Sowohl die neue Rollenbestimmung für den Staat als auch sein Verhältnis zur Marktregulierung, zu den Kräften der Zivilgesellschaft und zu den lokalen Gebietskörperschaften bedürfen der Klärung. Sicher ist nur, daß die herkömmlichen etatistischen Interventionsmuster abgelöst werden sollen zugunsten indirekterer Regulierungsformen. Dies bedeutet im Innenbezug stärker partnerschaftliche Vertragsbeziehungen mit den übrigen wirtschaftlichen und sozialen Akteuren, während etwa im Verhältnis zur EG der Staat seine Rolle als „Garant der sozialen Kohäsion“ einüben muß: durch Einflußstrategien als politischer Akteur auf der Ebene des EG-Entscheidungssystems, durch erfolgreiche Standortpolitik im nationalen Rahmen 33. Da der Staat (über die Qualität und Effizienz seiner Verwaltung, der von ihm verantworteten Infrastruktur im Bildungs-, Forschungs-, Verkehrs-und Kommunikationsbereich) längst ein Faktor der ökonomischen Wettbewerbsfähigkeit geworden ist, verwundert es nicht, wenn seine Reform zum Bestandteil der oben erwähnten globalen Wettbewerbskonzepte wird. Mit der vom damaligen Premierminister Michel Rocard 1989 angestoßenen Staats-und Verwaltungsreform ist im übrigen ein umfassender Reformprozeß in Gang gekommen, der einen grundlegenden Wechsel der Funktionslogik, der staatlichen Verwaltung ansfrebt. Zu den generell propagierten Reformzielen gehören die Steigerung der Effizienz des Staates, die verbesserte Qualität öffentlicher Dienstleistungen, eine verbesserte Planung der „humanen Ressourcen“ der Verwaltung, eine stärkere Verantwortung und intensivere Fortbildungsmaßnahmen für das Personal, die weitere „Dekonzentration“, d. h. territoriale Auslagerung zentralstaatlicher Verwaltungen
Eine andere Frage ist, ob der allenthalben proklamierte Umbau der staatlichen Aufgaben und Interventionen auf jene Kooperationsformen und Selbstregulierungskräfte in Wirtschaft und Zivilgesellschaft bauen (oder sie stärken) kann, derer er dringend bedürfte. Die bereits an die Substanz gehende Krise der französischen Gewerkschaftsbewegung, die großen Lücken in den Tarifvertrags-beziehungen oder die erwähnten Schwächen der Kooperationsstrukturen im Unternehmenssektor sind Beispiele für die fundamentalen Schwierigkeiten in diesem Bereich.
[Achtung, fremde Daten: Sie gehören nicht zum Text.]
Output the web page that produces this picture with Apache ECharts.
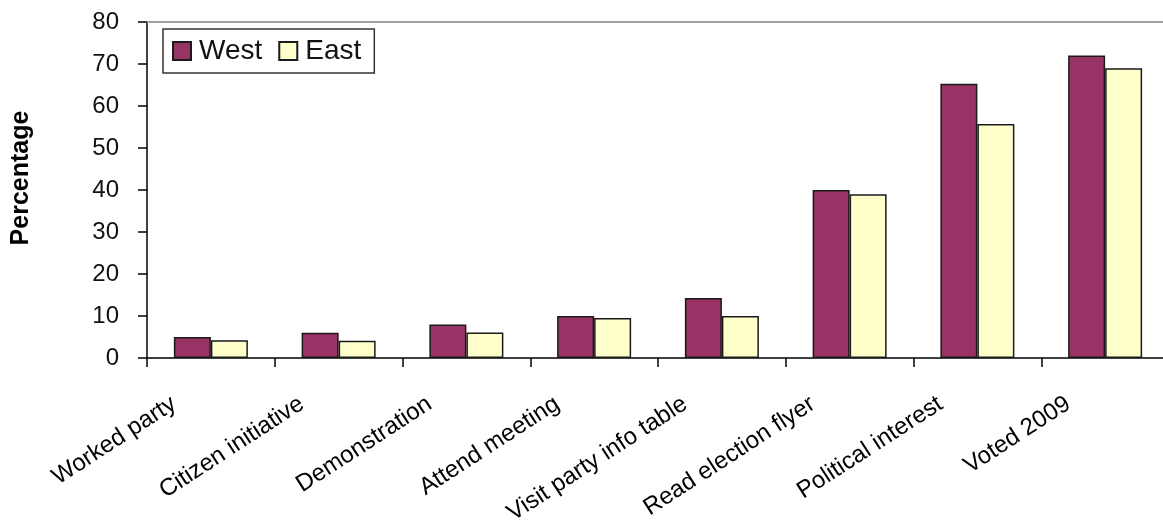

Damit wird eine generelle Problematik der hier vorgestellten neuen Konzepte und Handlungsansätze angesprochen, die auch Zweifel an ihrer Durchsetzungsfähigkeit aufkommen lassen. Sie sind außerordentlich eng miteinander verflochten. Sie rühren an tradierte Interessen und Funktionsweisen in Staat, Verwaltung, Unternehmen und sozialen Gruppen, kurz: am Fundament eines Entwicklungsmodells, das den französischen Weg seit 1945 gekennzeichnet hat. Sie erfordern eine langfristig angelegte Reformpolitik, ohne unmittelbar Ergebnisse vorweisen zu können.
Gleichwohl hat diese Debatte das Verdienst, die richtigen Fragen zu stellen und auf die zentralen strukturellen Engpässe hinzuweisen, denen die französische Wirtschaftspolitik der neunziger Jahre gegenübersteht. Für die schwierige, widersprüchliche Suche nach neuen, sozialverträglichen Grundlagen der wirtschaftlichen Entwicklung ist dies nur ein erster, allerdings unverzichtbarer Schritt.